# PROBLEM TO SOLVE:
Repeat, exactly and only, the lines from the beginning of the data through the line with "(4.5,3) rectangle (635.5,619.5);". Pictures are left out.

# EXTRACTED RECORDS:

━━━━━━━━━━━━━━━━━━━━━━━━━━━━━━

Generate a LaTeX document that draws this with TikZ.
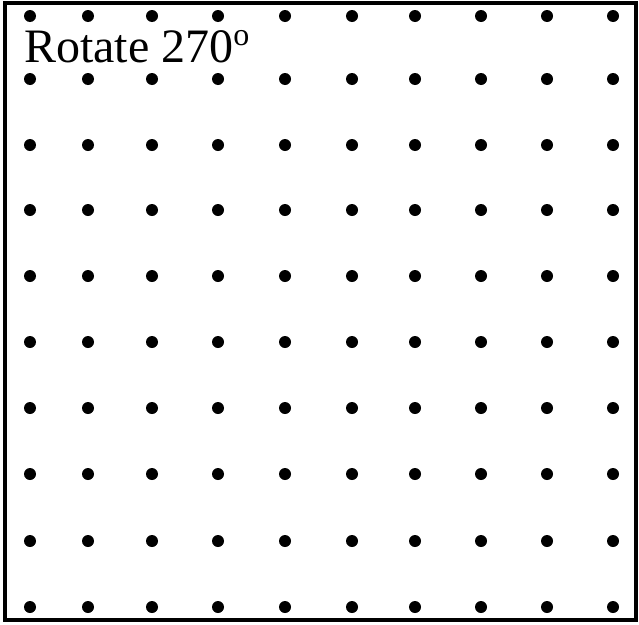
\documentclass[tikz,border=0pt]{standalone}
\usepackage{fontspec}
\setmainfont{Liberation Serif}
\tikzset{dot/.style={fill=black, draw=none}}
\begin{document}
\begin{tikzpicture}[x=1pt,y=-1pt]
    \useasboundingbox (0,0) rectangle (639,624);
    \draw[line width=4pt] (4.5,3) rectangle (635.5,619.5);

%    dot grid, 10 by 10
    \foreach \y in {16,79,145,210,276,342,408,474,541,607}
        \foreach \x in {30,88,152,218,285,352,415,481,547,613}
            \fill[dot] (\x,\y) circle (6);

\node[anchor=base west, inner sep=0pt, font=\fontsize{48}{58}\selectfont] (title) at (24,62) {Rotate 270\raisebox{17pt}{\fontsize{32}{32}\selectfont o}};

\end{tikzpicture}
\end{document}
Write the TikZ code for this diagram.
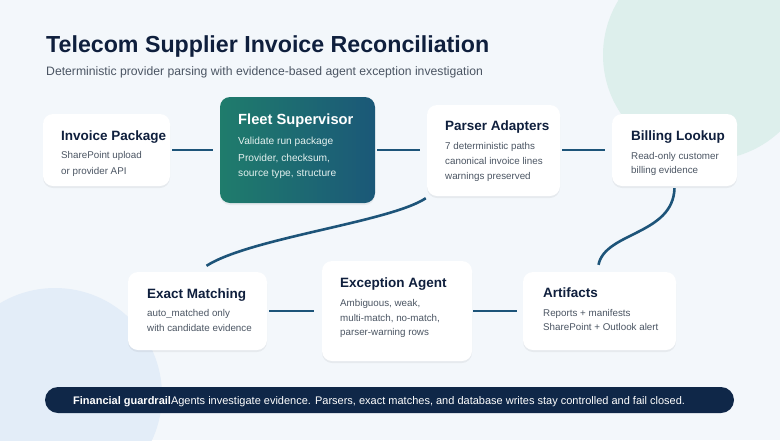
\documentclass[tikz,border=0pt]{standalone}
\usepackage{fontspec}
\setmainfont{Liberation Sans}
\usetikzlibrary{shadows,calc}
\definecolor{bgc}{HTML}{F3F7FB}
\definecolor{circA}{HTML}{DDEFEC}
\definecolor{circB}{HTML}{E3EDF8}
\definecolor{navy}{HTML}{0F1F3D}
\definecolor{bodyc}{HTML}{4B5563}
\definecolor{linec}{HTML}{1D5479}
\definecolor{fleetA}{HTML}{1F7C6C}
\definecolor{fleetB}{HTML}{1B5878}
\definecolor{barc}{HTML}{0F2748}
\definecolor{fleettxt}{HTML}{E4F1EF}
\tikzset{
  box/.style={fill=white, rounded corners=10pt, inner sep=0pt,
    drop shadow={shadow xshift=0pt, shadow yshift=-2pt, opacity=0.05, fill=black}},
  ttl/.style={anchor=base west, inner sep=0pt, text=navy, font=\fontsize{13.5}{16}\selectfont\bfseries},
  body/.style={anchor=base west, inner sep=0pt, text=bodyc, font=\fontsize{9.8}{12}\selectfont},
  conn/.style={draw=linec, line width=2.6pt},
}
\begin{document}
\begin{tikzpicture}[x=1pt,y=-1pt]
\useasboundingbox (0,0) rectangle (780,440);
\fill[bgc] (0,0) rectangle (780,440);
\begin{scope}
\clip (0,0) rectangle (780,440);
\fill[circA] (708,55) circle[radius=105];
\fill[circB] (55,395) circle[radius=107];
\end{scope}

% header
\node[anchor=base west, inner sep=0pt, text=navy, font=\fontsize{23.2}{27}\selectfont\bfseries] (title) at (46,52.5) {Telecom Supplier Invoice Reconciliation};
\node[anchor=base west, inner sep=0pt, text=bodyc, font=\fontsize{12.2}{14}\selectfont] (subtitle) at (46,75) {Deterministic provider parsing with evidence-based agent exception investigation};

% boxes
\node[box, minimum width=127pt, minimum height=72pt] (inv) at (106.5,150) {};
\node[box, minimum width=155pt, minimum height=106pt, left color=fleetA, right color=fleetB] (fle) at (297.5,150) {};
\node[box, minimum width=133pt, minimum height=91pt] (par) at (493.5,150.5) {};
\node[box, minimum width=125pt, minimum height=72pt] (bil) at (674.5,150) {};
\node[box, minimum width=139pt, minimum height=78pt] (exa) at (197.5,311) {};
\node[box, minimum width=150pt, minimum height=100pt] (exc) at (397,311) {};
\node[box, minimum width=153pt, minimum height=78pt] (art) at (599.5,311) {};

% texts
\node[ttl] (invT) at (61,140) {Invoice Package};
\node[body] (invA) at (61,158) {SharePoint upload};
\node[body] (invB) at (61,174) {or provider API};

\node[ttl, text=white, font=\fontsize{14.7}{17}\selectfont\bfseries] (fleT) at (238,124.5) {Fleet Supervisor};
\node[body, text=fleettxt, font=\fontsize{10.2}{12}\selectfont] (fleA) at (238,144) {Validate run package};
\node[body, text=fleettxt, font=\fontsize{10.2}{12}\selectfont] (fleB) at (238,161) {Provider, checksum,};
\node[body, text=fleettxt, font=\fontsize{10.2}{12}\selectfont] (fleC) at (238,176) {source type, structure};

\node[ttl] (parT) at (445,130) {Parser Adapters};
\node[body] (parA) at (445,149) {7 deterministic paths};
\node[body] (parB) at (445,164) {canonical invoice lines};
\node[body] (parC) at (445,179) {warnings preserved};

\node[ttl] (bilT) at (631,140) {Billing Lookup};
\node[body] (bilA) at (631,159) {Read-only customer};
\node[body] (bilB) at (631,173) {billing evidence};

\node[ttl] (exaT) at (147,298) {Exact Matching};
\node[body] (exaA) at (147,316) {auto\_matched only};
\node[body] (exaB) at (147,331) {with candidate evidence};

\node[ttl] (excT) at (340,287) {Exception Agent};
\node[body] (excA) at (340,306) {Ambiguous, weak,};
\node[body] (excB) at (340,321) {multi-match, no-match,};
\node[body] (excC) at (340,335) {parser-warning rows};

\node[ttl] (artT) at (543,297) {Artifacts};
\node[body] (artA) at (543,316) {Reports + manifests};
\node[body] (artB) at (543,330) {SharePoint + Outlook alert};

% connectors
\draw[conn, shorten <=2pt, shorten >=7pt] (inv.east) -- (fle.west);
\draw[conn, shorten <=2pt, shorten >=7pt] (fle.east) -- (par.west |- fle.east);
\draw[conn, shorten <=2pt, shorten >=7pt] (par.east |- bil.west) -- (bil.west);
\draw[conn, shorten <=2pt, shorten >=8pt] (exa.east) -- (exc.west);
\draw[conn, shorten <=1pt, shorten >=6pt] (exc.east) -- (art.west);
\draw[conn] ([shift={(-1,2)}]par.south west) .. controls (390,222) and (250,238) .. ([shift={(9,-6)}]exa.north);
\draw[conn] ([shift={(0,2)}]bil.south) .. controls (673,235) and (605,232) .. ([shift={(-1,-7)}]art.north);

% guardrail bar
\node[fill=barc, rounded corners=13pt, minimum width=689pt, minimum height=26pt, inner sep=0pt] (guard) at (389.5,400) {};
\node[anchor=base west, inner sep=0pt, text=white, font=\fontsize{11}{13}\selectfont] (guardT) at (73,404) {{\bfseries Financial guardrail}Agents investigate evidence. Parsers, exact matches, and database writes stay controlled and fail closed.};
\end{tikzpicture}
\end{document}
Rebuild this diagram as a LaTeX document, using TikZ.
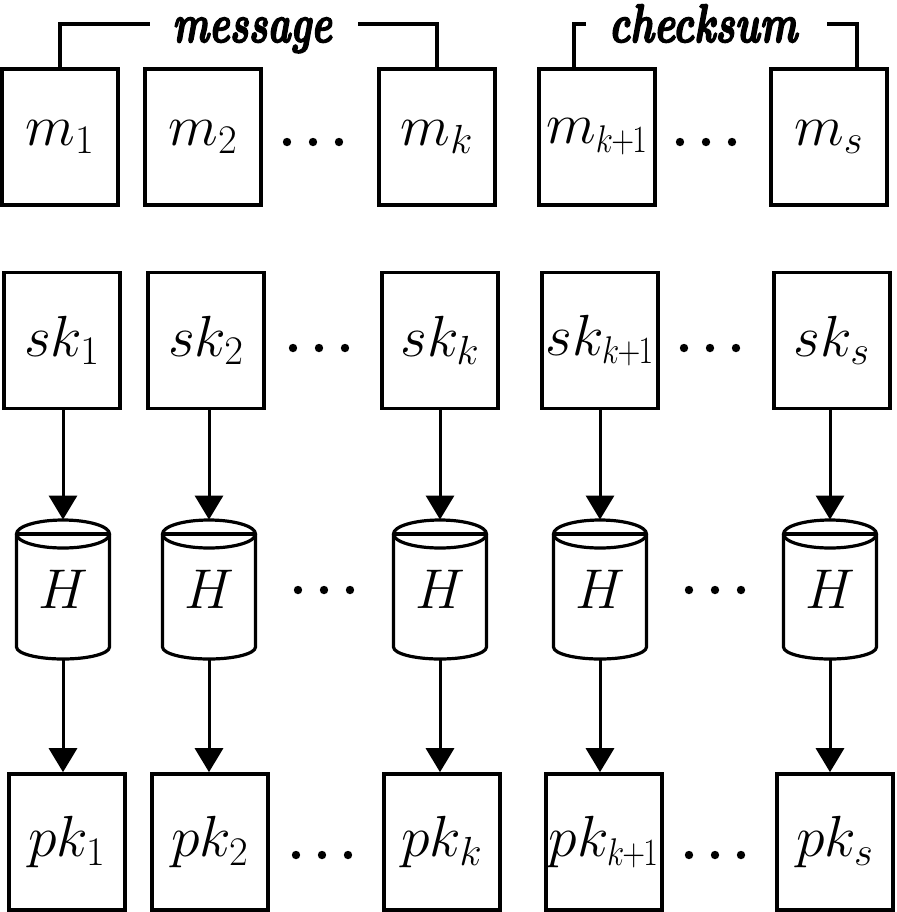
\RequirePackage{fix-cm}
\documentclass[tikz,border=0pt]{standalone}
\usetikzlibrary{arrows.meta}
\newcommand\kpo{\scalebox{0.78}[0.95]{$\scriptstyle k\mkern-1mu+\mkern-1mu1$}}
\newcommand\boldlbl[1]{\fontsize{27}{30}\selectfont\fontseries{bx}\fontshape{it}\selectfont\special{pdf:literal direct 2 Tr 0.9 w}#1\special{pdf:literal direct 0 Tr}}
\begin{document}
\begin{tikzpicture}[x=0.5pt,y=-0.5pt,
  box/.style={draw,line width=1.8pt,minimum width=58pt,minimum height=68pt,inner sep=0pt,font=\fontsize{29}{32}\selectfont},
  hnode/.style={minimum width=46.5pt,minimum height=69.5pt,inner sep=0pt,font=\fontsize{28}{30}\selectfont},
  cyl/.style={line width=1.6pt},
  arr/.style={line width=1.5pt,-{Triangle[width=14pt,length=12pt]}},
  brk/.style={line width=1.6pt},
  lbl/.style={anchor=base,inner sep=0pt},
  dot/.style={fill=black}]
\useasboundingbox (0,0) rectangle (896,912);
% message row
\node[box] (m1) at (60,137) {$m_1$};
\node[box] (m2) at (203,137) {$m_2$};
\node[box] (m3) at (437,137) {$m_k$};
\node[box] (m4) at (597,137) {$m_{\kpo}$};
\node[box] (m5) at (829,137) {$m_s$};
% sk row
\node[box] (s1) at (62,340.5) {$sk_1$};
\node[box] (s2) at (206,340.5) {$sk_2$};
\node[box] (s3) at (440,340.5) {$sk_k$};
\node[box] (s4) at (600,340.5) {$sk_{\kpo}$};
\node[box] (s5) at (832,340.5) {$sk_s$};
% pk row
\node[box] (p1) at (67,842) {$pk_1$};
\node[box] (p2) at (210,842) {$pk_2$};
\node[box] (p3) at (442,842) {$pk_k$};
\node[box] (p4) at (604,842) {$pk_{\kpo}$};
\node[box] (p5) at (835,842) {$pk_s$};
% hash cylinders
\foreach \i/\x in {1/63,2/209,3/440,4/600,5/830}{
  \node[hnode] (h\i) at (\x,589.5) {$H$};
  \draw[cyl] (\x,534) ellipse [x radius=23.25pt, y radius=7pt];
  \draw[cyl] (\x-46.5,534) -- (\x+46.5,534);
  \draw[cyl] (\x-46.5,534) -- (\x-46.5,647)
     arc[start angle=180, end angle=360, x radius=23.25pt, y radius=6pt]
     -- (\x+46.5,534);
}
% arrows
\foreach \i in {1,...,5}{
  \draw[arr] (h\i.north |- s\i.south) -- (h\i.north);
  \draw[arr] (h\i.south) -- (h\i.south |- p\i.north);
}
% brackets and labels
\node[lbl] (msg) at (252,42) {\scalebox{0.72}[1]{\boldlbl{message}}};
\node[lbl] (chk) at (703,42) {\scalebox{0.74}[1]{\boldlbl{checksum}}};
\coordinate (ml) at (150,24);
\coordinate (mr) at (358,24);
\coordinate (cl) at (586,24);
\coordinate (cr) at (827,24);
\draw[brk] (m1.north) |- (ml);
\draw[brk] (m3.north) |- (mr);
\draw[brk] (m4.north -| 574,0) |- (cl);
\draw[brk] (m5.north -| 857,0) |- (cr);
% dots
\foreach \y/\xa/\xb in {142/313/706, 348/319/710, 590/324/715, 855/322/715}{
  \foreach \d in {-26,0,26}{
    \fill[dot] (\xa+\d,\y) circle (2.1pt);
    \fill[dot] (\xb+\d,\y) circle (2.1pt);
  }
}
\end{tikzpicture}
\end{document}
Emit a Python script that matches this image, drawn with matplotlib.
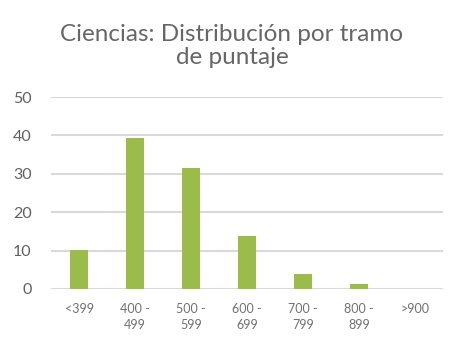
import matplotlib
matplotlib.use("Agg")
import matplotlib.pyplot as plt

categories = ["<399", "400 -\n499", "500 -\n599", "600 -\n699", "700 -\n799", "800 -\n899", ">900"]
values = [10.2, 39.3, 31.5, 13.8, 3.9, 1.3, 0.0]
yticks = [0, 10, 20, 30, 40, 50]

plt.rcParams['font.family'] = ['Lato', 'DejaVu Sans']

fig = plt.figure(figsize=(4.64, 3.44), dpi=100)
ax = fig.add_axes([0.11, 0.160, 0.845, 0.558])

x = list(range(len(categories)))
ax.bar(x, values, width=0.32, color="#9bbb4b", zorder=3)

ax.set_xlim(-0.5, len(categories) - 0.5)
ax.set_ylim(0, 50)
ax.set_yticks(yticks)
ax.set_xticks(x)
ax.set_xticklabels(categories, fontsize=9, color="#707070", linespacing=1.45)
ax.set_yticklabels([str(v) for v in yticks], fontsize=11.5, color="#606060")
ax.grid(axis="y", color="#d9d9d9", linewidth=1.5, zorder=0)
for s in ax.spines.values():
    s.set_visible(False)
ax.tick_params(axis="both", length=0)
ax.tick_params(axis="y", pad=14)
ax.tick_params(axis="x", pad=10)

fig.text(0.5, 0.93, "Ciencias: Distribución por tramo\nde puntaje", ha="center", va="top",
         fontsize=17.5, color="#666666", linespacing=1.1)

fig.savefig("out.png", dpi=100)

━━━━━━━━━━━━━━━━━━━━━━━━━━━━━━

# CORRECT RESULT:
Generate a LaTeX document that draws this with TikZ.
\documentclass[tikz,border=0pt]{standalone}
\usepackage{fontspec}
\setmainfont{Liberation Serif}
\tikzset{dot/.style={fill=black, draw=none}}
\begin{document}
\begin{tikzpicture}[x=1pt,y=-1pt]
    \useasboundingbox (0,0) rectangle (639,624);
    \draw[line width=4pt] (4.5,3) rectangle (635.5,619.5);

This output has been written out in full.